Banking Sector in Iran

There are 3 types of banks in Iran – state-owned banks, private banks and other financial institutions. All of these banks are governed by the central bank, Bank Markazi. As shown in the Figure 3, state-owned banks consist of commercial banks, private banks and Gharz-alhasaneh banks. To date, there are 30 banks and 2 financial/credit institutions operating in Iran. Out of this, 20 are listed on the Tehran Stock Exchange. Although Iran was cut off from the global banking sector due to sanctions imposed, the domestic banking sector in Iran has overcompensated and is effectively overbanked. Iran has over 15,000 bank branches with Bank Melli, Bank Saderat, Bank Mellat and Bank Tejarat having the largest number of branches across the country (Figure 4).

Iran’s financial system has undergone major transformation with major privatization and modernization of the country’s banking sector are underway. The banking system was previously dominated by state-owned banks including commercial banks, private banks and specialised banks or gharz-al-hasaneh banks, which jointly hold about 85% of the Iranian banking sector. However, following the privatisation of large public commercial banks in 2008-09, private bank assets have become the largest in the system. As a result, private bank assets grew from 13% in 2007 to 65% in 2016 due to the licensing of private banks. The seven largest private banks are listed on the stock exchange and are counted among the most actively traded stocks.

A New Era for Islamic Finance in Iran

Iran is poised to re-emerge as a powerhouse in the Middle East. Two important events may present the much needed boost for Iran to change its current status quo – the lifting of international economic and financial sanctions and the chairmanship of the Islamic Financial Services Board (IFSB) in 2017. Iran is already a leader in the global Islamic finance industry in terms of the size of Islamic banking assets. Iran’s banking system, which has been secluded from the rest of the global financial system in the past as the direct result of financial sanctions imposed, is not fully aligned with other important Islamic finance jurisdictions.

However, with the gradual opening of Iran’s economy to the world after the lifting of international sanctions, a large number of sukuk and other Islamic securities from Iran are expected over the next few years as Iranian companies and state organizations would likely have to finance a significant amount of infrastructure development projects and power plants through sukuk issuance. Investments in key economic sectors have also declined due to the lack of available financing sources as sanctions cut Iran’s access to the international capital markets and prohibited foreign investments in most of its economic sectors.
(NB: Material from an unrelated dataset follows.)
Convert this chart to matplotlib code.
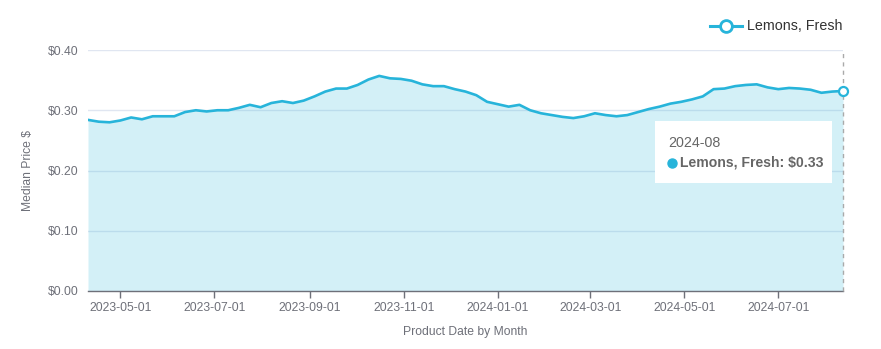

A renewed focus on Islamic project finance is also expected to boost the global Islamic finance industry.

The appointment of Iran’s central bank governor as chairman of IFSB is seen as a major boost to Iran’s bid to reintegrate into the international finance system and could help Iran fine-tune its finance practices with those in other Islamic financial centers across Asia and the Middle East, particularly the GCC. The IFSB is one of the main bodies for Islamic finance that sets international standards and prudential guidelines including governance, capital adequacy and liquidity risk management.